Doreen Leighton-Ward was born in 1931 in Edinburgh and began her dance training in Madame Ada’s Dance School in Picardy Place Edinburgh as one of the Calderettes. At the age of 15 she becomes a Calder girl and toured in pantomime across the country before becoming head girl with The Hamish Turner Troupe. In 1953 Doreen attended an Equity meeting, initiated a strike, and successfully challenged and changed the working pay of dancers in Variety theatre. She appears as an unnamed mystery woman in a photograph of that meeting in The Scotsman. Doreen went on to dance in musical theatre and to appear in many TV dramas. She was recently choreographer for The Last Post, directed by Susan Worsfold as part of the Made In Scotland Showcase 2017.
Doreen says ‘’Ours was a small piece of a large jigsaw from which other dance styles evolved. I’ve a renewed sense of worth in the work we did 65 years ago. This is exciting, heady stuff.”
Director Janice Parker commented: “These women have never stopped dancing and continue to transmit their love of the art form and for the act of dancing. They have so much knowledge, skill and passion. True forces of nature. For a year now we have been working together a day a week collecting, gathering, exchanging and dancing.
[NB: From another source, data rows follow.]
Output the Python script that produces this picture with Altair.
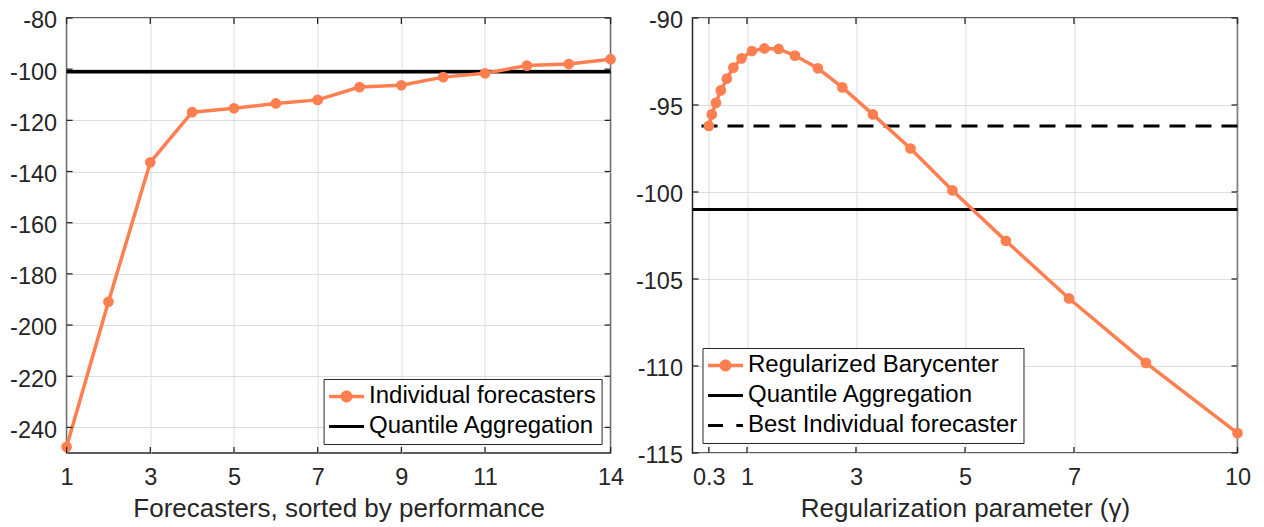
import altair as alt
import pandas as pd

ORANGE = "#FF7F50"
FRAME = "#262626"
FONT = "Liberation Sans"

# ---------------- data: left panel ----------------
left_x = [1, 2, 3, 4, 5, 6, 7, 8, 9, 10, 11, 12, 13, 14]
left_y = [-247.6, -190.9, -136.4, -116.8, -115.3, -113.4, -112.0, -107.0,
          -106.3, -103.1, -101.6, -98.6, -98.0, -96.1]
left_quantile = -101.0
left_xticks = [1, 3, 5, 7, 9, 11, 14]
left_yticks = [-80, -100, -120, -140, -160, -180, -200, -220, -240]
left_xdomain = [1, 14]
left_ydomain = [-250, -80]
left_names = ["Individual forecasters", "Quantile Aggregation"]

# ---------------- data: right panel ----------------
right_x = [0.3, 0.354, 0.43, 0.52, 0.63, 0.75, 0.9, 1.09, 1.32, 1.58,
           1.88, 2.3, 2.75, 3.31, 4.0, 4.77, 5.75, 6.91, 8.32, 10.0]
right_y = [-96.2, -95.54, -94.88, -94.16, -93.49, -92.85, -92.32, -91.90,
           -91.75, -91.78, -92.16, -92.89, -93.99, -95.54, -97.50, -99.91,
           -102.81, -106.12, -109.82, -113.86]
right_quantile = -101.0
right_best = -96.2
right_xticks = [0.3, 1, 3, 5, 7, 10]
right_yticks = [-90, -95, -100, -105, -110, -115]
right_xdomain = [0, 10]
right_ydomain = [-115, -90]
right_names = ["Regularized Barycenter", "Quantile Aggregation", "Best Individual forecaster"]

# legend symbol glyphs (unit = 12px; drawn wider than the nominal symbol box)
SYM_LINE_DOT = ("M-1,-0.146H1.917V0.146H-1Z "
                "M-0.042,0A0.5,0.5 0 1,1 0.958,0A0.5,0.5 0 1,1 -0.042,0Z")
SYM_LINE = "M-1,-0.125H1.917V0.125H-1Z"
SYM_DASH = "M-1,-0.125H0.25V0.125H-1Z M1.36,-0.125H1.917V0.125H1.36Z"

W_L, W_R, H = 544, 545, 435


def panel(xs, ys, hlines, xticks, yticks, xdom, ydom, xtitle,
          names, shapes, colors, orient, offset, width, field):
    df = pd.DataFrame({"x": xs, "y": ys})
    label_expr = "toString(datum.value)"
    x_enc = alt.X("x:Q", scale=alt.Scale(domain=xdom, nice=False, zero=False),
                  axis=alt.Axis(values=xticks, title=xtitle, labelExpr=label_expr,
                                labelFlush=False, labelOverlap=False))
    y_enc = alt.Y("y:Q", scale=alt.Scale(domain=ydom, nice=False, zero=False),
                  axis=alt.Axis(values=yticks, title=None, labelExpr=label_expr,
                                labelOverlap=False))

    layers = []
    for val, dash, sw in hlines:
        kw = dict(color="black", strokeWidth=sw)
        if dash:
            kw["strokeDash"] = dash
        layers.append(alt.Chart(pd.DataFrame({"y": [val]})).mark_rule(**kw).encode(y=y_enc))

    layers.append(alt.Chart(df).mark_line(color=ORANGE, strokeWidth=3.5).encode(x=x_enc, y=y_enc))
    layers.append(alt.Chart(df).mark_circle(color=ORANGE, size=115, opacity=1).encode(x=x_enc, y=y_enc))

    # inward ticks on all four sides
    xt = pd.DataFrame({"x": xticks})
    yt = pd.DataFrame({"y": yticks})
    tk = dict(color=FRAME, strokeWidth=1.3)
    layers.append(alt.Chart(xt).mark_rule(**tk).encode(x=x_enc, y=alt.value(H), y2=alt.value(H - 6)))
    layers.append(alt.Chart(xt).mark_rule(**tk).encode(x=x_enc, y=alt.value(0), y2=alt.value(6)))
    layers.append(alt.Chart(yt).mark_rule(**tk).encode(y=y_enc, x=alt.value(0), x2=alt.value(6)))
    layers.append(alt.Chart(yt).mark_rule(**tk).encode(y=y_enc, x=alt.value(width), x2=alt.value(width - 6)))

    legend = alt.Legend(title=None, orient=orient, offset=offset,
                        labelFontSize=24, labelFont=FONT, labelColor="black", labelLimit=600,
                        symbolSize=576, symbolStrokeWidth=0, symbolOpacity=1,
                        padding=5.5, rowPadding=6, labelOffset=16,
                        strokeColor=FRAME, fillColor="white", cornerRadius=0)
    leg_df = pd.DataFrame({field: names})
    layers.append(
        alt.Chart(leg_df).mark_point(filled=True, opacity=1).encode(
            color=alt.Color(f"{field}:N", scale=alt.Scale(domain=names, range=colors), legend=legend),
            shape=alt.Shape(f"{field}:N", scale=alt.Scale(domain=names, range=shapes), legend=legend),
        ).transform_filter(alt.datum[field] == "__none__")
    )
    return alt.layer(*layers).properties(width=width, height=H)


left = panel(left_x, left_y, [(left_quantile, None, 3.5)], left_xticks, left_yticks,
             left_xdomain, left_ydomain, "Forecasters, sorted by performance",
             left_names, [SYM_LINE_DOT, SYM_LINE], [ORANGE, "black"],
             "bottom-right", 9, W_L, "series_l")

right = panel(right_x, right_y, [(right_quantile, None, 3), (right_best, [16, 10], 3)],
              right_xticks, right_yticks, right_xdomain, right_ydomain,
              "Regularization parameter (γ)",
              right_names, [SYM_LINE_DOT, SYM_LINE, SYM_DASH], [ORANGE, "black", "black"],
              "bottom-left", 10, W_R, "series_r")

chart = alt.hconcat(left, right, spacing=9.9).resolve_scale(
    color="independent", shape="independent"
).properties(
    padding={"left": 0.6, "top": 0, "right": 0, "bottom": 0}
).configure_view(
    stroke=FRAME, strokeWidth=1.5
).configure_axis(
    grid=True, gridColor="#DEDEDE", gridWidth=1, domain=False, ticks=False, tickSize=0,
    labelFont=FONT, labelFontSize=23.5, labelColor=FRAME,
    titleFont=FONT, titleFontSize=26, titleColor=FRAME, titleFontWeight="normal",
).configure_axisX(
    labelPadding=13, titlePadding=6
).configure_axisY(
    labelPadding=10, labelBaseline="alphabetic", labelOffset=9.9
)

chart.save("out.html", embed_options={"renderer": "svg", "actions": False})
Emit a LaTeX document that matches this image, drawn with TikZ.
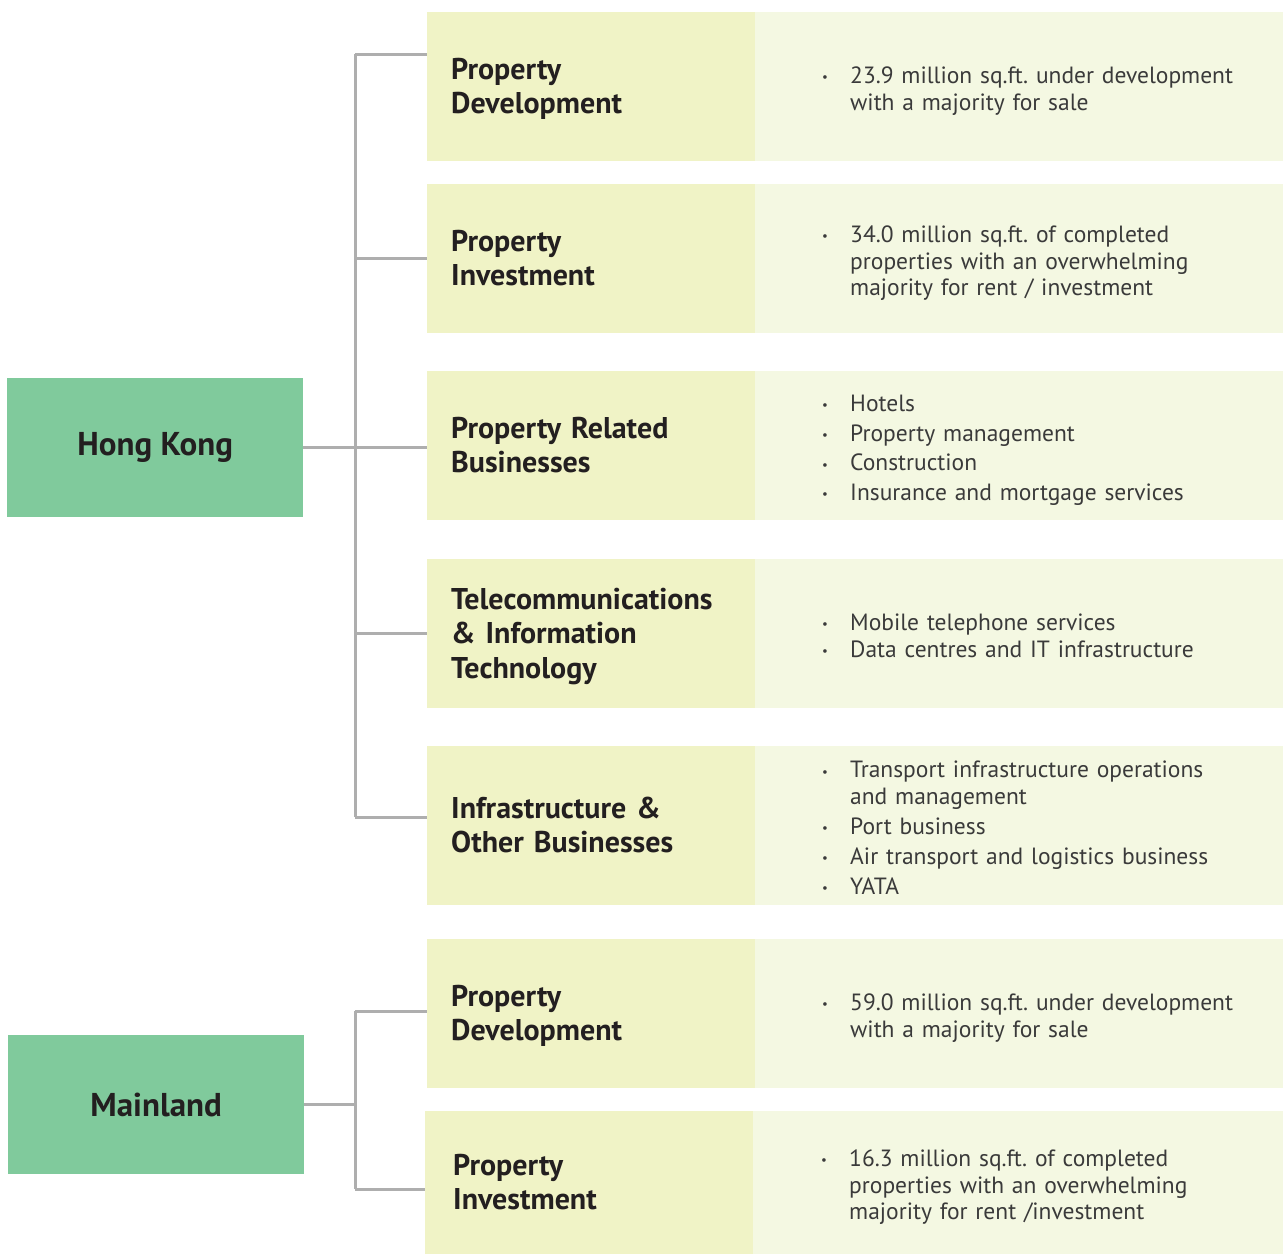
\documentclass[tikz,border=0pt]{standalone}
\usepackage{fontspec}
\setmainfont{PT Sans}
\usepackage{array}
\definecolor{regiongreen}{HTML}{80CA9C}
\definecolor{catfill}{HTML}{F0F3C6}
\definecolor{detfill}{HTML}{F4F8E2}
\definecolor{linegray}{HTML}{AEAEAE}
\definecolor{darktext}{HTML}{231F20}
\definecolor{bodytext}{HTML}{3A3A3A}
\newcommand{\bul}{\makebox[28pt][l]{\raisebox{0.08em}{\scalebox{0.55}{\textbullet}}}}
\newcommand{\bl}[1]{\raisebox{-5pt}[\height][\depth]{\begin{tabular}{@{}p{28pt}@{}l@{}}#1\end{tabular}}}
\newcommand{\hd}[1]{\raisebox{-3pt}[\height][\depth]{\begin{tabular}{@{}l@{}}#1\end{tabular}}}
\begin{document}
\frenchspacing
\begin{tikzpicture}[x=1pt,y=-1pt,
  region/.style={fill=regiongreen, anchor=north west, minimum width=296, minimum height=139,
    inner sep=0pt, font=\fontsize{33}{38}\selectfont\bfseries, text=darktext},
  catbox/.style={fill=catfill, anchor=north west, minimum width=328, minimum height=149,
    text width=280, inner xsep=24, inner ysep=0pt, align=left,
    font=\fontsize{30}{34.5}\selectfont\bfseries, text=darktext},
  detbox/.style={fill=detfill, anchor=north west, minimum width=528, minimum height=149,
    text width=394, inner xsep=67, inner ysep=0pt, align=left,
    font=\fontsize{23.5}{26.8}\selectfont, text=bodytext},
  conn/.style={draw=linegray, line width=3pt}]
\useasboundingbox (0,0) rectangle (1283,1254);

% Hong Kong
\node[region] (hk) at (7,378) {Hong Kong};
\node[catbox] (c1) at (427,12) {\hd{Property\\Development}};
\node[detbox] (d1) at (755,12) {\bl{\bul & 23.9 million sq.ft. under development\\ & with a majority for sale}};
\node[catbox] (c2) at (427,184) {\hd{Property\\Investment}};
\node[detbox] (d2) at (755,184) {\bl{\bul & 34.0 million sq.ft. of completed\\ & properties with an overwhelming\\ & majority for rent / investment}};
\node[catbox] (c3) at (427,371) {\hd{Property Related\\Businesses}};
\node[detbox] (d3) at (755,371) {\bl{\bul & Hotels\\[3pt]\bul & Property management\\[3pt]\bul & Construction\\[3pt]\bul & Insurance and mortgage services}};
\node[catbox] (c4) at (427,559) {\hd{Telecommunications\\\&~Information\\Technology}};
\node[detbox] (d4) at (755,559) {\bl{\bul & Mobile telephone services\\\bul & Data centres and IT infrastructure}};
\node[catbox, minimum height=159] (c5) at (427,746) {\hd{Infrastructure \&\\Other Businesses}};
\node[detbox, minimum height=159] (d5) at (755,746) {\bl{\bul & Transport infrastructure operations\\ & and management\\[3pt]\bul & Port business\\[3pt]\bul & Air transport and logistics business\\[3pt]\bul & YATA}};

% Mainland
\node[region] (ml) at (8,1035) {Mainland};
\node[catbox] (c6) at (427,939) {\hd{Property\\Development}};
\node[detbox] (d6) at (755,939) {\bl{\bul & 59.0 million sq.ft. under development\\ & with a majority for sale}};
\node[catbox, minimum height=143, inner xsep=28] (c7) at (425,1111) {\hd{Property\\Investment}};
\node[detbox, minimum height=143, minimum width=530] (d7) at (753,1111) {\bl{\bul & 16.3 million sq.ft. of completed\\ & properties with an overwhelming\\ & majority for rent /investment}};

% connectors Hong Kong
\coordinate (hkx) at (355,450);
\coordinate (hktop) at (355,54);
\coordinate (hkbot) at (355,817);
\draw[conn] (hk.east) -- (hk.east -| c3.west);
\draw[conn] (hktop) -- (hkbot);
\draw[conn] (hktop) -- (hktop -| c1.west);
\draw[conn] (c2.west -| hkx) -- (c2.west);
\draw[conn] (c4.west -| hkx) -- (c4.west);
\draw[conn] (hkbot) -- (hkbot -| c5.west);

% connectors Mainland
\coordinate (mltop) at (355,1011);
\coordinate (mlbot) at (355,1189);
\draw[conn] (ml.east) -- (ml.east -| mltop);
\draw[conn] (mltop) -- (mlbot);
\draw[conn] (mltop) -- (mltop -| c6.west);
\draw[conn] (mlbot) -- (mlbot -| c7.west);
\end{tikzpicture}
\end{document}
We have two young dancers in their 20s in the company, Katie Miller and Daisy Douglas, who are learning choreography and technique from Marie, June and Doreen. They are also learning about the life of these women and its relevance and contribution to dance now.
We are three generations of dancing. I turn 60 this year and long to give agency, authorship and relevance to older women dancing, to their continuing possibilities and to the stories our bodies tell.
There is so much to share. At the peak of their careers Variety dancers were in the main unnamed. Some weeks they were doing 13 shows a week and travelling to the next venue with their costumes, sheet music, and the occasional dog and kangaroo. And all on their day ‘off’!” An Audience With… is a way of giving voice and recognition and a means to share the energy and vivacity of these dancers.”
The live events take place, aptly, in the Festival Theatre’s Empire Rooms. Structured loosely around a guided tour. An Audience With… is a live and virtual experience with six dancers, from three generations who share their dancing lives, past, present and future.
Marie, June and Doreen say: “We dance. We talk about dance. We talk about the profession then and the profession now. We talk about ourselves. We’ve danced in the studio, the dressing rooms, in the theatre bar, in the foyer and back on the main stage Janice, Katie and Daisy are learning to tap dance. We do the five positions of ballet. We work on portable tap mats and sometimes ballet barres. We experiment with seated dance, and a bit of creative contemporary. We teach class. We talk about dance not just as the mastery of steps but also as the ‘feeling’ of movement, swinging, hanging loose and feeling the music. We know the importance of rehearsal and repetition. We choreograph. And we think about what it means to be an older dancer, what it feels like to not be able to do what you once could and did do, and what it means to do it differently.”
Paul Hudson, Forget Me Not Co-ordinator says: “To actually have people in-residence in the building has brought our history and our stories alive and gives perspective on what we are doing now. The staff love watching these women dance and hearing about their time on the Empire stage.”
In 2018, An Audience With… will also produce a book and a film, and the dancers will continue meeting weekly. They are also interested in meeting other dancers from that era.
An Audience with… will be at the Empire Rooms in the Festival Theatre, Edinburgh on Saturday 21, Thursday 26 and Saturday 28 October 2017 from 3pm to 4.30pm.
The venue is wheelchair accessible and guide dogs are welcome.